I can testify that Bulldogs are one of God’s more comically disgusting offerings to our world. These animals have terrible flatulence regardless of what they are fed. Our first Bulldog, Sanibel, once pulled a turkey carcass out of the trash on Thanksgiving after we had mistakenly forgotten to place the garbage can back under the sink. The AJM household paid for this indiscretion across the better part of a fortnight.
Bulldogs also have major issues with their nasal and throat passages. On account of this divine blunder the breed has a propensity to snore like a chainsaw cutting through a secluded wood. I never cared for the jilt to my senses during each day of my adolescence.
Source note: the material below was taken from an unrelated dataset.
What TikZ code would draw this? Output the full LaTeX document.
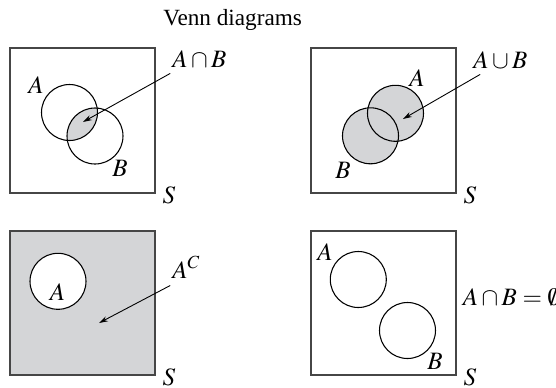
\documentclass[tikz,border=0pt]{standalone}
\usepackage{mathptmx}
\usepackage{fontspec}
\setmainfont{Liberation Serif}
\usepackage{tikz}
\usetikzlibrary{arrows.meta,calc,positioning}
\definecolor{vennfill}{RGB}{212,213,215}
\definecolor{framegray}{RGB}{70,70,70}

\begin{document}
\begin{tikzpicture}[x=0.56pt,y=-0.56pt,
universe/.style={draw=framegray,line width=0.7pt},
setline/.style={draw=black,line width=0.6pt},
pointer/.style={-{Stealth[length=5pt,width=3pt]},line width=0.5pt},
lbl/.style={inner sep=0pt,font=\fontsize{14}{16}\selectfont},
tag/.style={lbl,anchor=base west},]
\useasboundingbox (0,0) rectangle (556,388);

\node[inner sep=0pt,anchor=base west,font=\fontsize{13}{15}\selectfont] (title) at (163,25) {Venn diagrams};

% A intersect B
\coordinate (ca1) at (69.5,112.5);
\coordinate (cb1) at (95,136);
\begin{scope}
  \clip (ca1) circle[radius=28];
  \fill[vennfill] (cb1) circle[radius=28];
\end{scope}
\draw[universe] (10,48) rectangle (155,193);
\draw[setline] (ca1) circle[radius=28];
\draw[setline] (cb1) circle[radius=28];
\node[lbl] (a1) at (36,85) {$A$};
\node[lbl] (b1) at (120,168.5) {$B$};
\node[lbl] (s1) at (169,195) {$S$};
\node[tag] (lab1) at (172,67) {$A \cap B$};
\coordinate (tip1) at (83,122);
\draw[pointer] ([xshift=-1pt,yshift=-3.4pt]lab1.south west) -- (tip1);

% A union B
\coordinate (ca2) at (395.5,113.3);
\coordinate (cb2) at (370.5,135.8);
\fill[vennfill] (ca2) circle[radius=28];
\fill[vennfill] (cb2) circle[radius=28];
\draw[universe] (311,48) rectangle (456,193);
\draw[setline] (ca2) circle[radius=28];
\draw[setline] (cb2) circle[radius=28];
\node[lbl] (a2) at (417,78) {$A$};
\node[lbl] (b2) at (343,170) {$B$};
\node[lbl] (s2) at (470,195.5) {$S$};
\node[tag] (lab2) at (473,68) {$A \cup B$};
\coordinate (tip2) at (403,119);
\draw[pointer] ([xshift=4pt,yshift=-3.4pt]lab2.south west) -- (tip2);

% complement
\coordinate (ca3) at (58,281.3);
\fill[vennfill] (10,231) rectangle (155,375);
\draw[universe] (10,231) rectangle (155,375);
\draw[setline,fill=white] (ca3) circle[radius=28];
\node[lbl] (a3) at (57.5,292.5) {$A$};
\node[lbl] (s3) at (169,377.5) {$S$};
\node[tag] (lab3) at (172,278) {$A^{C}$};
\coordinate (tip3) at (99,323);
\draw[pointer] ([xshift=-1pt,yshift=-4pt]lab3.south west) -- (tip3);

% disjoint
\coordinate (ca4) at (358.3,279.5);
\coordinate (cb4) at (407.5,330.5);
\draw[universe] (311,231) rectangle (456,375);
\draw[setline] (ca4) circle[radius=28];
\draw[setline] (cb4) circle[radius=28];
\node[lbl] (a4) at (325,252) {$A$};
\node[lbl] (b4) at (435,361.5) {$B$};
\node[lbl] (s4) at (470,377.5) {$S$};
\node[tag] (lab4) at (462.5,305) {$A \cap B = \emptyset$};

\end{tikzpicture}
\end{document}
Sanibel also liked to abscond with our GI Joe and Star Wars figures as we staged monumental, intergalactic, battle scenes on the floor of our bedroom. If she managed to get her savage under-bite around Luke Skywalker’s torso or Storm Shadow’s head it often heralded the end for our dear warriors. To this day I still have a Chewbacca in my possession that bears the Mark of the Dog – a tooth mark piercing the forehead.
We would try to deceive the stout beast but our subterfuge could never deter her unbending will to destroy those with a molded Kung-fu grip. Her tenacity unrivaled, she simply lowered her head and rammed it through the door if the occasion called for it . . . ohhh, now I get it.
Sanibel, despite her shortcomings, was a fine dog.